Disparities within the Behavioral Health System

dis•par•i•ty
noun, plural -ties
.
lack of similarity or equality; inequality; difference: a disparity in age; disparity in rank

What are the disparities that exist in the behavioral health system?

Disparities in the behavioral health system exist when unjust inequities in access to and quality of treatment exist.  For example, Native Americans disproportionately experience PTSD and alcoholism and are thus overrepresented in these areas.  African Americans are less likely to receive psychiatric services and are thus underserved in this area.  Female veterans disproportionately experience PTSD (overrepresented) yet appropriate services and practices are not fully in place to address this gender-specific PTSD (underserved).

Disparities in quality of treatment are often associated with class and socioeconomic standards, and illustrate how certain groups of people may receive poor treatment or no treatment at all due to lack of insurance, inability to pay, or lack of accessible service providers.

Why do disparities matter?

The existence of disparities is contradictory to the work that is being done to increase access to behavioral health treatment, to increase the quality of treatment, and to make sure that all people, regardless of race, sex, gender, sexual orientation, ethnicity, employment status, socioeconomic status, veteran status, or disability have access to the services they deserve.  Once we recognize where these disparities are in our communities, we can actualize change and work to ensure that all people have equal access to services that are high quality and effective.

Here are a few examples of the realities of behavioral health disparities and their impact on the people in our communities:

People with Behavioral Health Challenges

Adults living with severe mental illness (SMI) die 25 years earlier than their peers, largely due to preventable disease and treatable medical conditions (1).

Native Americans

According to the CDC (2), although American Indians/Alaska Natives represent the smallest proportion of suicides of all racial/ethnic groups, they share the highest rates with whites.  In general, the suicide rate for males is nearly four times the rate for females.

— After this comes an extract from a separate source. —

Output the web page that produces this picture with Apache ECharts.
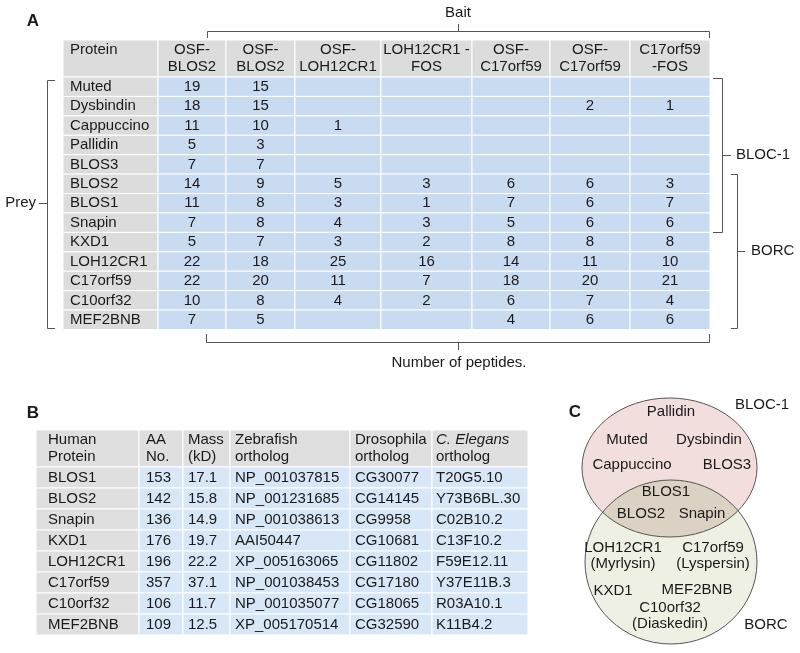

Lesbian, Gay, Bisexual, and Transgender Individuals

An article published by the New York Times reports that “Older gay and bisexual men — ages 50 to 70 — reported higher rates of high blood pressure, diabetes and physical disability than similar heterosexual men. Older gay and bisexual men also were 45 percent more likely to report psychological distress and 50 percent more likely to rate their health as fair or poor.”  Among young adults, according to Science Daily, the stigma that surrounds lesbian, gay, bisexual, and transgender (LGBT) teens leads to a variety of health risks such as “substance use, risky sexual behaviors, eating disorders, suicidal ideation, and victimization.”

African Americans

As reported in Medical News Today, “According to the 2008 National Healthcare Disparities Report, 8.3 percent of non-Hispanic black women under the age of 18 received mental health treatment in 2006, compared to 20 percent of non-Hispanic white women.”

Hispanics/Latinos

An American Psychological Association (APA) fact sheet states that, nationally, 33% of Hispanics are uninsured, compared to 16% percent of all Americans. Hispanic/Latino youth are more likely than their white peers to experience sadness and hopelessness (36% versus 26%) and are more likely to attempt suicide (10% versus 6% of whites).  Across age groups, Hispanics/Latinos with a behavioral health condition are less likely than their counterparts to contact a mental health provider for support – fewer than 1 in 11 members of this population will reach out to a mental health specialist.

We see, then, that disparities matter because they directly, and negatively, impact the health and well-being of the people service providers strive to assist.  However, once we evaluate our own communities and assess where these disparities exist, we have the power to create positive change and help to reduce, or even eliminate, these inequities.

A large component of successful work against disparities is communication – talking with and interacting with the populations of people who experience these inequities and who are disproportionately represented in behavioral health systems.  For example, bringing youth together for a focus group or discussion about what helps and what harms is a simple and effective way that service providers can obtain the information needed to better adapt to meet the needs of this at-risk population.

Part of why we engage in innovative service delivery projects, such as those funded by the Mental Health Transformation Grant, is to generate change and enhancements to service provision that can assist with the creation of larger system transformation – and provide quality services to those members of our community who need them most.  As we seek to transform systems, including behavioral health systems, we are also seeking to promote social justice, equity, and equality.  Disparities, however, create the opposite – and are responsible for preventable and treatable illnesses going untreated, and expensive and unnecessary hospitalization, for example.  Recognizing where these disparities are in our own communities can help us address these issues and provide the best care and service we can for all people.